__Problem to solve__. Examine each line of the data. Copy those that contain the string "with".
## start Extracted entries
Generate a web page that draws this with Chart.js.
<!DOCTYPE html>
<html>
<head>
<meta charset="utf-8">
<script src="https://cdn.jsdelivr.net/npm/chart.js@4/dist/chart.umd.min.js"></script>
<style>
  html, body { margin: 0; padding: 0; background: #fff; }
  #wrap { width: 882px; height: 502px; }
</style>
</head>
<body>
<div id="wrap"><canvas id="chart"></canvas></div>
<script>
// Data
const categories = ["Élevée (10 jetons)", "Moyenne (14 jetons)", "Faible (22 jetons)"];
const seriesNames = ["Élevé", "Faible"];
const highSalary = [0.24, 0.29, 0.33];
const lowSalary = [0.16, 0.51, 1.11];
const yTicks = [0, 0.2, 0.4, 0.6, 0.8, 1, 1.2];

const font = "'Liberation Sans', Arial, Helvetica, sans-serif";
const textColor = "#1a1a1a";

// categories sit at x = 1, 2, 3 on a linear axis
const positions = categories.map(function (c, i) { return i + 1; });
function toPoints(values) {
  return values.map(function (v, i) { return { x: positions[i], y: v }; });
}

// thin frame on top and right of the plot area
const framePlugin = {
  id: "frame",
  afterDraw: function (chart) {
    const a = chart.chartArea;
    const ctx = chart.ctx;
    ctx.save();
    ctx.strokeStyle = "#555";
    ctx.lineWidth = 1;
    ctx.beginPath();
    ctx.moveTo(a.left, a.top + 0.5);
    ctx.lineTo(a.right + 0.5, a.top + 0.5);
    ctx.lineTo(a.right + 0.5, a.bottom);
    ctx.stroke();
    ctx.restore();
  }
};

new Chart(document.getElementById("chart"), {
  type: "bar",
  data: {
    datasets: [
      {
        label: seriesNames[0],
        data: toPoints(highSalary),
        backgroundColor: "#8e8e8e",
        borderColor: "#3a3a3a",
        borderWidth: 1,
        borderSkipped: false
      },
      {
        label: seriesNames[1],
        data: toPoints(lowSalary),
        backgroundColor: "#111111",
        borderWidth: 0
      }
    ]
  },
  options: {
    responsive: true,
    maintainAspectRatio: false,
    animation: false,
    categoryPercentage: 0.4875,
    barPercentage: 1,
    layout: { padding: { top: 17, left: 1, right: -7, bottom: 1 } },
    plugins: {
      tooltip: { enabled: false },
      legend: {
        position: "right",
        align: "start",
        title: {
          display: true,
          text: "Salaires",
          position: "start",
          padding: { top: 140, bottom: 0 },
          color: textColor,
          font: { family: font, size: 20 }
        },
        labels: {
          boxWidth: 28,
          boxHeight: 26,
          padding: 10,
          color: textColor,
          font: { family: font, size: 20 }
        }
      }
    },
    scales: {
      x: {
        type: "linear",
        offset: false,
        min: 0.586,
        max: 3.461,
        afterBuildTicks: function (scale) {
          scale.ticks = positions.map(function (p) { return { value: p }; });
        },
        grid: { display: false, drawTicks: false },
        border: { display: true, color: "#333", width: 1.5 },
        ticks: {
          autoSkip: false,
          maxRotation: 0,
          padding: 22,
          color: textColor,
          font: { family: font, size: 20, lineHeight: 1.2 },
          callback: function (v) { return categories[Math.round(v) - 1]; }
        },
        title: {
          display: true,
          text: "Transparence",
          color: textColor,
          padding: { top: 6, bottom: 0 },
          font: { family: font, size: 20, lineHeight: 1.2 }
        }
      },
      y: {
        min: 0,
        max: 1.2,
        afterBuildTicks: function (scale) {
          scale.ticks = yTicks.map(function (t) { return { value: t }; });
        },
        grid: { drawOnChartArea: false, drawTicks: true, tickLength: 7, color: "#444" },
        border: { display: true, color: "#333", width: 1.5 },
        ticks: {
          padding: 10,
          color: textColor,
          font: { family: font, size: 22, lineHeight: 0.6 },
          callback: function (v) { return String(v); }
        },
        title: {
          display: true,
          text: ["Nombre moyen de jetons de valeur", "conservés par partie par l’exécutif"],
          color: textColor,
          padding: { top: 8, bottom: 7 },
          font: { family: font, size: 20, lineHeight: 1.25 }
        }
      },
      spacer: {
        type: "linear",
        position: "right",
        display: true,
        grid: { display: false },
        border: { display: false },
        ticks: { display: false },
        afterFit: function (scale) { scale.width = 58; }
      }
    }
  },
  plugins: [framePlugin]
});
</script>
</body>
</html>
## end Extracted entries
## start Extracted entries
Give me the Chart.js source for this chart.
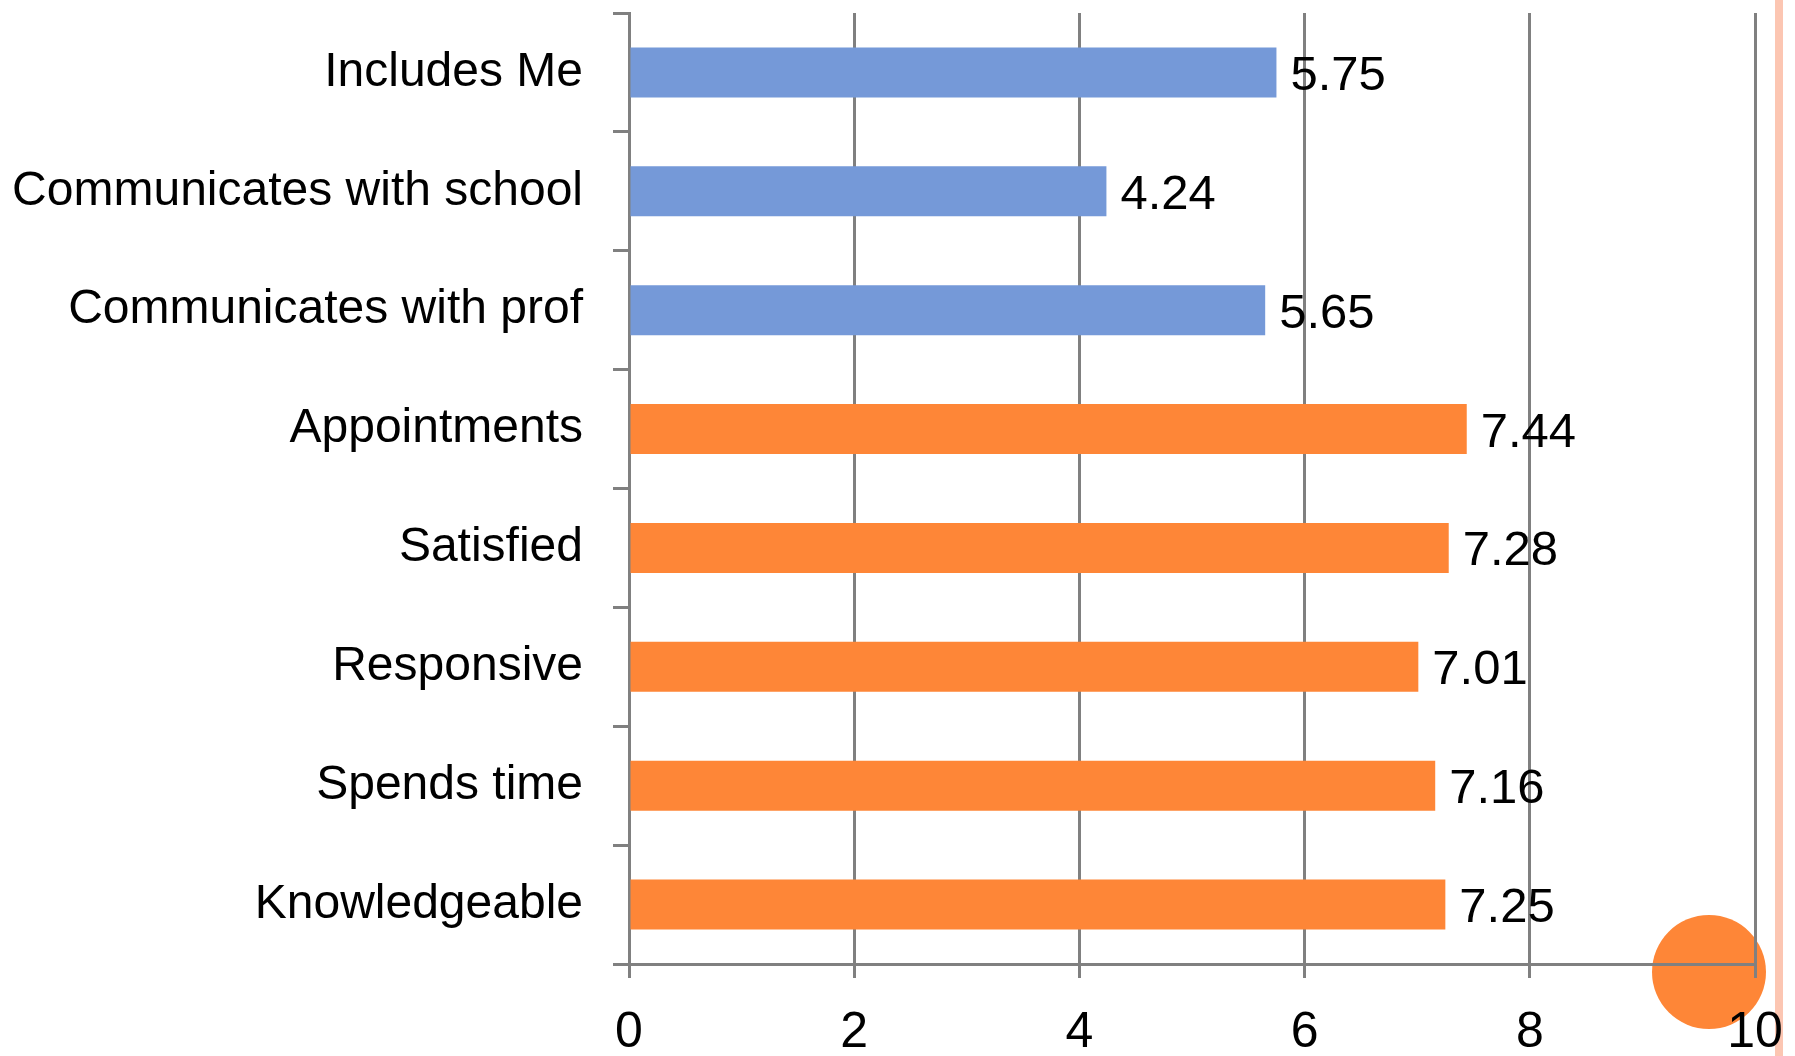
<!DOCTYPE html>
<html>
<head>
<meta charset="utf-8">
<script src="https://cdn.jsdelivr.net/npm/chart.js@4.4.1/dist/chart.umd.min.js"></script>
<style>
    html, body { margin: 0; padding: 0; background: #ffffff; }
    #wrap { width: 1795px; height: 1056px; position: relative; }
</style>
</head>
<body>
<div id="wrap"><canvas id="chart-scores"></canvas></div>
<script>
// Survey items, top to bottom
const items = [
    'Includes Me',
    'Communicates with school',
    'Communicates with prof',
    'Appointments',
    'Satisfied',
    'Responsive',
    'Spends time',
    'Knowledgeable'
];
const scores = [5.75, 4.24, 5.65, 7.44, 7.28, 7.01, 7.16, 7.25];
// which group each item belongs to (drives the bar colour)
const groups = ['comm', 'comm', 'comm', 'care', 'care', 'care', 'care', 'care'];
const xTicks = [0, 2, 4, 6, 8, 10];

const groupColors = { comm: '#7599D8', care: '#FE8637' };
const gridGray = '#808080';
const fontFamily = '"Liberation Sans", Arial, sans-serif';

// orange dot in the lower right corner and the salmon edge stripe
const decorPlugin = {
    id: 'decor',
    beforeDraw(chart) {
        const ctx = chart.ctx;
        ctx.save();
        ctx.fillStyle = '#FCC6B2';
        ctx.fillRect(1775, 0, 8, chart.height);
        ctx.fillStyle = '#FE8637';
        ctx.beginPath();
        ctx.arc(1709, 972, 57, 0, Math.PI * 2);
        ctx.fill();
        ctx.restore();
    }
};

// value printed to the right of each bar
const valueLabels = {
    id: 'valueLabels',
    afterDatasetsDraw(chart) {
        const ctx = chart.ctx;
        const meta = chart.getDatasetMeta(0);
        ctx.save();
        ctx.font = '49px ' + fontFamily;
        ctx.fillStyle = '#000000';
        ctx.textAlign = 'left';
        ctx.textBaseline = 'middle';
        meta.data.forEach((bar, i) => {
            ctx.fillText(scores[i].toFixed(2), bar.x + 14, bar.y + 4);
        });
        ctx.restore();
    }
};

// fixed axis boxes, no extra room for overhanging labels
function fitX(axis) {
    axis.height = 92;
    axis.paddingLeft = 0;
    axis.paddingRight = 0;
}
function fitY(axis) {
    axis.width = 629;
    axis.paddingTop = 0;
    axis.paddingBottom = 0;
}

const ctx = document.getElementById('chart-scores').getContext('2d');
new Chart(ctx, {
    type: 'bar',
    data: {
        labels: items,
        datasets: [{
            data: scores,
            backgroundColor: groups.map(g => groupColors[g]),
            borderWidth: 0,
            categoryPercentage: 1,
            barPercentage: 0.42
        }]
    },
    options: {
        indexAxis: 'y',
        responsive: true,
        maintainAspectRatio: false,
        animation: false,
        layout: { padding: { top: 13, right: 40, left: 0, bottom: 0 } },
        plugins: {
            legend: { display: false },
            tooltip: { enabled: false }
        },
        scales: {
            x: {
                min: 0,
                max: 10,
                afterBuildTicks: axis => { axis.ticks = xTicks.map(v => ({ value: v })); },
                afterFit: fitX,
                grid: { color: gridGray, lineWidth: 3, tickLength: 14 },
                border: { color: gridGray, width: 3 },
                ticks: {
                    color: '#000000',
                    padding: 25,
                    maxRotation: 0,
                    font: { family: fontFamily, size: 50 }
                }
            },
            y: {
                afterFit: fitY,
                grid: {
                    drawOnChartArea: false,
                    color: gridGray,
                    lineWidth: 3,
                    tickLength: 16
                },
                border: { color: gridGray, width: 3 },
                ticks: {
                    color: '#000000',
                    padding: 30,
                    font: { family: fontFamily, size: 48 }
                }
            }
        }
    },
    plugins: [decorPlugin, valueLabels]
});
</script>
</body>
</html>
## end Extracted entries
__Result for this task__.
Generate a web page that draws this with Chart.js.
    'Communicates with school',
    'Communicates with prof',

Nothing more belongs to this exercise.